Task material

== == ==

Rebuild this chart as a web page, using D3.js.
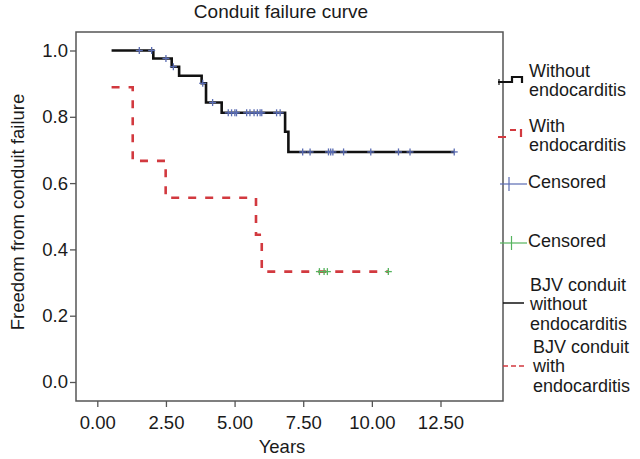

== == ==

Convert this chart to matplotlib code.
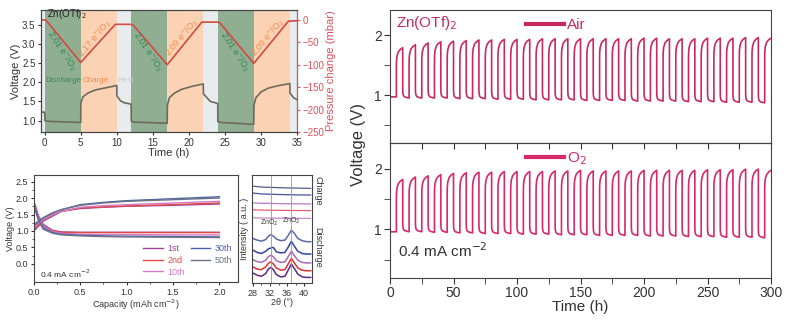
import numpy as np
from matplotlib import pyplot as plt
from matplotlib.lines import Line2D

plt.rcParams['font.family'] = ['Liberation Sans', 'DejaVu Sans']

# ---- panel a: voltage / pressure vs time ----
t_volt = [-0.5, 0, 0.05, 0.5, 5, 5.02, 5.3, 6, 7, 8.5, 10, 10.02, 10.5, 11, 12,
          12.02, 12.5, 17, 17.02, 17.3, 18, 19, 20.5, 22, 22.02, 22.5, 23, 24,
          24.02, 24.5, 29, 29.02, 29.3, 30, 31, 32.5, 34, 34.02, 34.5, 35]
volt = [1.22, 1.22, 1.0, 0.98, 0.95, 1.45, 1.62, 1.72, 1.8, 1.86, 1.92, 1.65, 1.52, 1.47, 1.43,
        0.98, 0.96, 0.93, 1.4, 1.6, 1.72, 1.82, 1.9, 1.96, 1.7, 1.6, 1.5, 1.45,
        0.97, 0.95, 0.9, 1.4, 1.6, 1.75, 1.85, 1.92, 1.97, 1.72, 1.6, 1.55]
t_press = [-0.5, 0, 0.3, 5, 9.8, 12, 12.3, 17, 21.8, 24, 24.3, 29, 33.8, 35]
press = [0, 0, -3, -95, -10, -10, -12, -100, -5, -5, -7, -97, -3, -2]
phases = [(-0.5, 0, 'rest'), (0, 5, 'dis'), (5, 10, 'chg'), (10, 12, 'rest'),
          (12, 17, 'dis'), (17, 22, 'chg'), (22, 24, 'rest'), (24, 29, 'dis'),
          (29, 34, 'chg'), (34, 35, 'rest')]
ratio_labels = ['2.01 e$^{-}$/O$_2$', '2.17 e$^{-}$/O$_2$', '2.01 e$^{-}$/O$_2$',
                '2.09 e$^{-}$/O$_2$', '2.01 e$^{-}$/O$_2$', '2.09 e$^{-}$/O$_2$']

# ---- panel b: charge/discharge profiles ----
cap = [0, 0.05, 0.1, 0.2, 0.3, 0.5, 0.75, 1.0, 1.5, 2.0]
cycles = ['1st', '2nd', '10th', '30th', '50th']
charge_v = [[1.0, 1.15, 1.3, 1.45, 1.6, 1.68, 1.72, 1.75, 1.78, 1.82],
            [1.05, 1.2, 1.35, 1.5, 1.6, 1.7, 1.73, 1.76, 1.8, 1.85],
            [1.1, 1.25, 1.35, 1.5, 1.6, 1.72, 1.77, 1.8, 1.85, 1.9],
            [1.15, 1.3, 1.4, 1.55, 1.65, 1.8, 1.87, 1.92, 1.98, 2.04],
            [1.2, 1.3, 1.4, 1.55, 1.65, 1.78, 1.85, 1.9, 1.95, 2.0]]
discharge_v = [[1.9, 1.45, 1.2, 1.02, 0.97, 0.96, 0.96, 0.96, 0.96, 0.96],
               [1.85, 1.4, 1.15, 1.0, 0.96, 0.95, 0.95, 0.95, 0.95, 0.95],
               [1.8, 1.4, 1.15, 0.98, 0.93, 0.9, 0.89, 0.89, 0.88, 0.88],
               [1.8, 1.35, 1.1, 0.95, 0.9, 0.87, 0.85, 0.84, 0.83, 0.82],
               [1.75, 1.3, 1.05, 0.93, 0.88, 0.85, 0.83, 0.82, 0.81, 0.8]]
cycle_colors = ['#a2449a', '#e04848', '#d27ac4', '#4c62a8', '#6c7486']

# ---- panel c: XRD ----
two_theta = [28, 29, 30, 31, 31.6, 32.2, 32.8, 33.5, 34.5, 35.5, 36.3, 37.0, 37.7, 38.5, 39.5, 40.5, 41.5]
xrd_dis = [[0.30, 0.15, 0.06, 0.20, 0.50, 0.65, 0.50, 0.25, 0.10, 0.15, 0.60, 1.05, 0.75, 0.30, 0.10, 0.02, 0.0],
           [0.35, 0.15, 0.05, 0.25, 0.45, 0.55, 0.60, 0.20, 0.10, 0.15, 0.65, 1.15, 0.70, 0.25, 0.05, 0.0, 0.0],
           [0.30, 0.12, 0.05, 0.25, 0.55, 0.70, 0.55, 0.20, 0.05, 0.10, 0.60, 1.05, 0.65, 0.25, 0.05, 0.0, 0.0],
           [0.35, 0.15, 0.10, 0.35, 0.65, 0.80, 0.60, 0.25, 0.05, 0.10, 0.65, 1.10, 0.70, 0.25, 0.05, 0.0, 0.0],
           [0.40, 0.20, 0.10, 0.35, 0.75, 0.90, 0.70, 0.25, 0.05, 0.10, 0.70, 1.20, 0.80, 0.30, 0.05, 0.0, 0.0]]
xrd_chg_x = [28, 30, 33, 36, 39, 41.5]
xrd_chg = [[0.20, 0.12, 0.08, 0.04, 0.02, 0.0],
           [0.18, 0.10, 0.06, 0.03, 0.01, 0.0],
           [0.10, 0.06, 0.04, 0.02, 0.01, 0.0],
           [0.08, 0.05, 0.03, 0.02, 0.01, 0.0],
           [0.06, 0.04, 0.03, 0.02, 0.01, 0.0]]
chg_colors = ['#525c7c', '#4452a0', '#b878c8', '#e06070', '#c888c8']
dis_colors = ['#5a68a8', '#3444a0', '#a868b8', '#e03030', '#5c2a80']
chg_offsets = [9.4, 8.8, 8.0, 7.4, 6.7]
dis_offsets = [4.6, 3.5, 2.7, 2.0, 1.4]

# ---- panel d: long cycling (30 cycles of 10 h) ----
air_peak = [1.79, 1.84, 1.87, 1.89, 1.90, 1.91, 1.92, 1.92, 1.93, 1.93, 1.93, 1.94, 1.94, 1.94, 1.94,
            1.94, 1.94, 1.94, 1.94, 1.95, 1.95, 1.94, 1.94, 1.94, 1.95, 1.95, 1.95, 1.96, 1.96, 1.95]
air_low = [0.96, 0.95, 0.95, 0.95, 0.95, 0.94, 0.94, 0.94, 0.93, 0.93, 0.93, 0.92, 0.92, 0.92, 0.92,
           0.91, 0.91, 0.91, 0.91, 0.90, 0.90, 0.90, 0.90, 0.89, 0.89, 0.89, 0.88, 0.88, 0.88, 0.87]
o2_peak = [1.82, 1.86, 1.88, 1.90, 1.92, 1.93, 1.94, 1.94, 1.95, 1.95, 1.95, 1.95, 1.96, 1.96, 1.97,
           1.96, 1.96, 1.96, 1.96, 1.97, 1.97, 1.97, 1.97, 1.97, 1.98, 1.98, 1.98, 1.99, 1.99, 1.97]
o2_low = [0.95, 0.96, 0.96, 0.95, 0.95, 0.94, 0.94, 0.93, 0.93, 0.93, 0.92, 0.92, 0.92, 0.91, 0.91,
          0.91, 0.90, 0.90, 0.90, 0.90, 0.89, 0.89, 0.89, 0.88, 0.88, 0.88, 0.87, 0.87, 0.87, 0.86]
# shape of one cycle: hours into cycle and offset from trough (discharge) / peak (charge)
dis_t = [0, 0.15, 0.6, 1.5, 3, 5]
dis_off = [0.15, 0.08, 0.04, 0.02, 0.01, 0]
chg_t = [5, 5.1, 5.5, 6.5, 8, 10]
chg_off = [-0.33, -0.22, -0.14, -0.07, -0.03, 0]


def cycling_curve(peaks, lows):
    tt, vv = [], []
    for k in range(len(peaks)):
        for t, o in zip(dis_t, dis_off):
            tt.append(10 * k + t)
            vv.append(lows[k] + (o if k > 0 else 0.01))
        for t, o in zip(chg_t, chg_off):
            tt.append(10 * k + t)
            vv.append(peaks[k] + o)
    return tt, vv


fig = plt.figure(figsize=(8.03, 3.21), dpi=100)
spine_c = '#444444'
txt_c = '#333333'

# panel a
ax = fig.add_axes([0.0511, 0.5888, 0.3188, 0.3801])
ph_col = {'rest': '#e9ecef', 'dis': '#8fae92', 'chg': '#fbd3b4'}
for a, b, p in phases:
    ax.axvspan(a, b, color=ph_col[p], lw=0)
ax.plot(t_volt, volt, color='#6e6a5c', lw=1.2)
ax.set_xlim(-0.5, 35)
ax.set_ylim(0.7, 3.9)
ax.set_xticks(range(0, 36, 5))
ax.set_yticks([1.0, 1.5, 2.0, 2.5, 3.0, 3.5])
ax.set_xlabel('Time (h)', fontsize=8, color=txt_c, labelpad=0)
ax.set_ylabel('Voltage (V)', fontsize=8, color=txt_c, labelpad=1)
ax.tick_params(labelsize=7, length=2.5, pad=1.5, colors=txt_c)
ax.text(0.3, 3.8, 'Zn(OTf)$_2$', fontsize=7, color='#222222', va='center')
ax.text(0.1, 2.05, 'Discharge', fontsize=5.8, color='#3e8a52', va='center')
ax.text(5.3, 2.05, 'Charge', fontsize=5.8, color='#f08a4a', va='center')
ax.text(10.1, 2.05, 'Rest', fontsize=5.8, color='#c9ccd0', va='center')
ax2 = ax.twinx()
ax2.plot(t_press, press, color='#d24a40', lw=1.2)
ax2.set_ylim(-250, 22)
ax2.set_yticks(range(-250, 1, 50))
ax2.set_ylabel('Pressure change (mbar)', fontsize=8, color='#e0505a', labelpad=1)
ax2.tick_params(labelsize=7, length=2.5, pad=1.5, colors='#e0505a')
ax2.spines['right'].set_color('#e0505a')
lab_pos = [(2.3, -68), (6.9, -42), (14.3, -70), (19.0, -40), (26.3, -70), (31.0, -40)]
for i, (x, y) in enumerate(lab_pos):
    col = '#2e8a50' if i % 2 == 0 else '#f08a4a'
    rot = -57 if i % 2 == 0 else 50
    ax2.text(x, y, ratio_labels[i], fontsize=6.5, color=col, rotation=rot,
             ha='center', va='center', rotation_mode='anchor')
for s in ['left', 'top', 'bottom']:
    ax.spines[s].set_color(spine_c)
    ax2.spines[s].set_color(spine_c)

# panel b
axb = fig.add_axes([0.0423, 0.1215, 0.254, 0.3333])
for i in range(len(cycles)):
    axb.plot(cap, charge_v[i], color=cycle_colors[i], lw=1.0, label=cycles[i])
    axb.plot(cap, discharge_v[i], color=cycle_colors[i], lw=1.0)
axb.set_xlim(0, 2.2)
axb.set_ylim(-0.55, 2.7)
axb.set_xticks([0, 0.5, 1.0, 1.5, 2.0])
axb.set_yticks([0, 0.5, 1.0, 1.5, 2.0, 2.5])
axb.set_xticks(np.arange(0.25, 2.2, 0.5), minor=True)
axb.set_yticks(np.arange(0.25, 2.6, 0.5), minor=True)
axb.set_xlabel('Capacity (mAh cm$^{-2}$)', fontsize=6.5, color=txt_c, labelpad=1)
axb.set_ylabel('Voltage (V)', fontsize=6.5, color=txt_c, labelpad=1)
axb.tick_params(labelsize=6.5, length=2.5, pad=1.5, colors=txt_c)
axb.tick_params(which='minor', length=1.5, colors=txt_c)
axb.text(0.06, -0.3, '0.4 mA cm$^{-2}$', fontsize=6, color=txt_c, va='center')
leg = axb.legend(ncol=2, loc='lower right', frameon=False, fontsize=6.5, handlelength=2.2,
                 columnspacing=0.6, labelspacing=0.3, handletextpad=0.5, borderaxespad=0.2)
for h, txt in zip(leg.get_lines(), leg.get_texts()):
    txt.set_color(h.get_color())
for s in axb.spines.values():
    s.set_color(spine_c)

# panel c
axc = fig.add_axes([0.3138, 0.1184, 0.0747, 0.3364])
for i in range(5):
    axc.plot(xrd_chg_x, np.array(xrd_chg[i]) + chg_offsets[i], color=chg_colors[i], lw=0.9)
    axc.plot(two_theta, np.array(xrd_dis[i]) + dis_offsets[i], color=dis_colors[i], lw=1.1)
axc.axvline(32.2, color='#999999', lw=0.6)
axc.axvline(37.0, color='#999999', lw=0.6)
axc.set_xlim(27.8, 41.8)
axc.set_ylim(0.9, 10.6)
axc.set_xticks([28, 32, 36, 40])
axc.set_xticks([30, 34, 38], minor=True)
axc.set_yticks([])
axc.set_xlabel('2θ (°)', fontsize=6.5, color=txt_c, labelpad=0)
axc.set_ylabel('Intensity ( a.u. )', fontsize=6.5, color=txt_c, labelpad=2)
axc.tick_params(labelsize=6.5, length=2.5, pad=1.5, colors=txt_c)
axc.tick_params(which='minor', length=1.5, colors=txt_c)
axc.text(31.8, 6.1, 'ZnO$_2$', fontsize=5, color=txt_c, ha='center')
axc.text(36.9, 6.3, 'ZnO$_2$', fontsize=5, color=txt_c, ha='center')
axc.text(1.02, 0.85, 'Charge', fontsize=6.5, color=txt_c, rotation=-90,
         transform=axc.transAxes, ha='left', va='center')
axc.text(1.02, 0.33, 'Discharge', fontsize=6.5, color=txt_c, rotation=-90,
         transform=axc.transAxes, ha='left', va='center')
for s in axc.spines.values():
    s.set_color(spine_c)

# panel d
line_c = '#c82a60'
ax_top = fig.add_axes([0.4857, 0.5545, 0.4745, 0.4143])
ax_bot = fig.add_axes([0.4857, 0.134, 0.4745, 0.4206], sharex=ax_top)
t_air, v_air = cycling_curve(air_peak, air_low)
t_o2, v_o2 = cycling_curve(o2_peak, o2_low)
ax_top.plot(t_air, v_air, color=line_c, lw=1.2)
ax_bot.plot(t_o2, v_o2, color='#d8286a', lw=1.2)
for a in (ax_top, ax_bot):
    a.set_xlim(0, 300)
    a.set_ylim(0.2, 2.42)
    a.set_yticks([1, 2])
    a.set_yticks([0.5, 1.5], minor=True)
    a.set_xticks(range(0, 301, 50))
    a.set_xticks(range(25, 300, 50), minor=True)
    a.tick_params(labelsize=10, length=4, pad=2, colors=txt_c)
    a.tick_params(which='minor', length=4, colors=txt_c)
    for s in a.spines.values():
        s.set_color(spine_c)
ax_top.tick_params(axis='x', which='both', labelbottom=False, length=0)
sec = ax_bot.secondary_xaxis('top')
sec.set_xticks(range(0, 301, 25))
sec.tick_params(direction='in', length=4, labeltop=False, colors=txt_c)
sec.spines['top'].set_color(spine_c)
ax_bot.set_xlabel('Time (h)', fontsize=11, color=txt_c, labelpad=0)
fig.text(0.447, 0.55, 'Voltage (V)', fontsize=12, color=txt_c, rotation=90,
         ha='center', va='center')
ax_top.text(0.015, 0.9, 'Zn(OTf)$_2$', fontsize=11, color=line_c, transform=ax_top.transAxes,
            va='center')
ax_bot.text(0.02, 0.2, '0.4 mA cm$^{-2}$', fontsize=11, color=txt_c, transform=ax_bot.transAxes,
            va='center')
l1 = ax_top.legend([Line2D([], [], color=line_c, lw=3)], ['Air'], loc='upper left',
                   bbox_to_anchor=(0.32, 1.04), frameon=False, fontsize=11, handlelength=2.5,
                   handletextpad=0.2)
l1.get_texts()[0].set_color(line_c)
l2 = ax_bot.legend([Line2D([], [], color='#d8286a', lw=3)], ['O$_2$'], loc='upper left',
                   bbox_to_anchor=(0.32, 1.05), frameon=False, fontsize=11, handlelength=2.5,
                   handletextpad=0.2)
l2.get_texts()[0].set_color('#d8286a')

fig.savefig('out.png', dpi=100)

== == ==

Do this
Your task is to retype exactly the lines from the one containing "Convert this chart to matplotlib code." through the one containing "plt.rcParams['font.family'] = ['Liberation", leaving every picture out.

Exercise answer
Convert this chart to matplotlib code.
import numpy as np
from matplotlib import pyplot as plt
from matplotlib.lines import Line2D

plt.rcParams['font.family'] = ['Liberation Sans', 'DejaVu Sans']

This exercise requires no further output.